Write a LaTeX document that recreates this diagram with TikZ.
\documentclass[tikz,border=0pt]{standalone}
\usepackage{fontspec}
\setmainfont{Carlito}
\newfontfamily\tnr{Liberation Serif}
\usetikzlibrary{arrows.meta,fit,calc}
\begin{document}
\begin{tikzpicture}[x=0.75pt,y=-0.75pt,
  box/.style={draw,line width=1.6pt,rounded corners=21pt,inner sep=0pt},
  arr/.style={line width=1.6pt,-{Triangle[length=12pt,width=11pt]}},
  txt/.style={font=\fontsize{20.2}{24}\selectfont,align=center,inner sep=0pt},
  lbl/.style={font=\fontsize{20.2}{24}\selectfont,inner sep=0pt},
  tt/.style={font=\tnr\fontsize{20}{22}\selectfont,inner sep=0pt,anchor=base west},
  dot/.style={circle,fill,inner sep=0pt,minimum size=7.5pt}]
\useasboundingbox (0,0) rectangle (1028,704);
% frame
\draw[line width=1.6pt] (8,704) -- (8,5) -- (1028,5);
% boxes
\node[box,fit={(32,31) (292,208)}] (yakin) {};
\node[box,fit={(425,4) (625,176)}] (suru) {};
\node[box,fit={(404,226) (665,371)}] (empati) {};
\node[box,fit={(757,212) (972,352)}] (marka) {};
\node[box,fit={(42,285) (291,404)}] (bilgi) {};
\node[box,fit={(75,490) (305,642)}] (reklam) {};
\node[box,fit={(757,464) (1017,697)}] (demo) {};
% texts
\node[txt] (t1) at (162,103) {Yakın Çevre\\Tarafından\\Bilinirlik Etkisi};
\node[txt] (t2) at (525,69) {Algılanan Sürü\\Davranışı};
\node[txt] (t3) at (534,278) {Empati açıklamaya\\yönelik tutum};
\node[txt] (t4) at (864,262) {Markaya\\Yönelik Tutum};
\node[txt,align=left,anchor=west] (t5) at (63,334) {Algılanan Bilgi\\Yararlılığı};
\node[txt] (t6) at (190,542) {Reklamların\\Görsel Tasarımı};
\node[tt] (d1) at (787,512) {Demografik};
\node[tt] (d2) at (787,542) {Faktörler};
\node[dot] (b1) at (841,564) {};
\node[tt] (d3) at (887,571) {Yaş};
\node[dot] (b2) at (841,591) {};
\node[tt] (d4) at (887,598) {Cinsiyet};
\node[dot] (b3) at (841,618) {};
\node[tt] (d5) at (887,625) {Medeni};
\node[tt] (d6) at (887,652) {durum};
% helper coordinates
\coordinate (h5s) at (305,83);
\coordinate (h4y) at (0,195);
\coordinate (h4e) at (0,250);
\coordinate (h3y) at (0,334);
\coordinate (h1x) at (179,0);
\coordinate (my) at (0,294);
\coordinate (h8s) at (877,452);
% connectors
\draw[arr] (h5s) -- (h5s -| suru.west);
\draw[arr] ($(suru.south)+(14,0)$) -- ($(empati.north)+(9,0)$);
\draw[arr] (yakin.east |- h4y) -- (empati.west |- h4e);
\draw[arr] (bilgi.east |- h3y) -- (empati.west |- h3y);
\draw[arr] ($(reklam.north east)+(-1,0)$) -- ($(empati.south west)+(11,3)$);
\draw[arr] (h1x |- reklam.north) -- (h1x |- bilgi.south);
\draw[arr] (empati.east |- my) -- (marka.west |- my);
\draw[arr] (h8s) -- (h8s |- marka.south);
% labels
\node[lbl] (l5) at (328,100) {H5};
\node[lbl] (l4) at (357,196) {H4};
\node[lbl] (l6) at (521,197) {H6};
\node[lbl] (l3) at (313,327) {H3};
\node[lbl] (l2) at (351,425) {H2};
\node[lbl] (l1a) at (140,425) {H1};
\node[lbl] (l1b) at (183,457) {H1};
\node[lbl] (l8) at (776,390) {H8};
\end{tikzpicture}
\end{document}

■ ■ ■ ■

** Goal of the exercise **
Please return the data above exactly as given.

** The output **
Write a LaTeX document that recreates this diagram with TikZ.
\documentclass[tikz,border=0pt]{standalone}
\usepackage{fontspec}
\setmainfont{Carlito}
\newfontfamily\tnr{Liberation Serif}
\usetikzlibrary{arrows.meta,fit,calc}
\begin{document}
\begin{tikzpicture}[x=0.75pt,y=-0.75pt,
  box/.style={draw,line width=1.6pt,rounded corners=21pt,inner sep=0pt},
  arr/.style={line width=1.6pt,-{Triangle[length=12pt,width=11pt]}},
  txt/.style={font=\fontsize{20.2}{24}\selectfont,align=center,inner sep=0pt},
  lbl/.style={font=\fontsize{20.2}{24}\selectfont,inner sep=0pt},
  tt/.style={font=\tnr\fontsize{20}{22}\selectfont,inner sep=0pt,anchor=base west},
  dot/.style={circle,fill,inner sep=0pt,minimum size=7.5pt}]
\useasboundingbox (0,0) rectangle (1028,704);
% frame
\draw[line width=1.6pt] (8,704) -- (8,5) -- (1028,5);
% boxes
\node[box,fit={(32,31) (292,208)}] (yakin) {};
\node[box,fit={(425,4) (625,176)}] (suru) {};
\node[box,fit={(404,226) (665,371)}] (empati) {};
\node[box,fit={(757,212) (972,352)}] (marka) {};
\node[box,fit={(42,285) (291,404)}] (bilgi) {};
\node[box,fit={(75,490) (305,642)}] (reklam) {};
\node[box,fit={(757,464) (1017,697)}] (demo) {};
% texts
\node[txt] (t1) at (162,103) {Yakın Çevre\\Tarafından\\Bilinirlik Etkisi};
\node[txt] (t2) at (525,69) {Algılanan Sürü\\Davranışı};
\node[txt] (t3) at (534,278) {Empati açıklamaya\\yönelik tutum};
\node[txt] (t4) at (864,262) {Markaya\\Yönelik Tutum};
\node[txt,align=left,anchor=west] (t5) at (63,334) {Algılanan Bilgi\\Yararlılığı};
\node[txt] (t6) at (190,542) {Reklamların\\Görsel Tasarımı};
\node[tt] (d1) at (787,512) {Demografik};
\node[tt] (d2) at (787,542) {Faktörler};
\node[dot] (b1) at (841,564) {};
\node[tt] (d3) at (887,571) {Yaş};
\node[dot] (b2) at (841,591) {};
\node[tt] (d4) at (887,598) {Cinsiyet};
\node[dot] (b3) at (841,618) {};
\node[tt] (d5) at (887,625) {Medeni};
\node[tt] (d6) at (887,652) {durum};
% helper coordinates
\coordinate (h5s) at (305,83);
\coordinate (h4y) at (0,195);
\coordinate (h4e) at (0,250);
\coordinate (h3y) at (0,334);
\coordinate (h1x) at (179,0);
\coordinate (my) at (0,294);
\coordinate (h8s) at (877,452);
% connectors
\draw[arr] (h5s) -- (h5s -| suru.west);
\draw[arr] ($(suru.south)+(14,0)$) -- ($(empati.north)+(9,0)$);
\draw[arr] (yakin.east |- h4y) -- (empati.west |- h4e);
\draw[arr] (bilgi.east |- h3y) -- (empati.west |- h3y);
\draw[arr] ($(reklam.north east)+(-1,0)$) -- ($(empati.south west)+(11,3)$);
\draw[arr] (h1x |- reklam.north) -- (h1x |- bilgi.south);
\draw[arr] (empati.east |- my) -- (marka.west |- my);
\draw[arr] (h8s) -- (h8s |- marka.south);
% labels
\node[lbl] (l5) at (328,100) {H5};
\node[lbl] (l4) at (357,196) {H4};
\node[lbl] (l6) at (521,197) {H6};
\node[lbl] (l3) at (313,327) {H3};
\node[lbl] (l2) at (351,425) {H2};
\node[lbl] (l1a) at (140,425) {H1};
\node[lbl] (l1b) at (183,457) {H1};
\node[lbl] (l8) at (776,390) {H8};
\end{tikzpicture}
\end{document}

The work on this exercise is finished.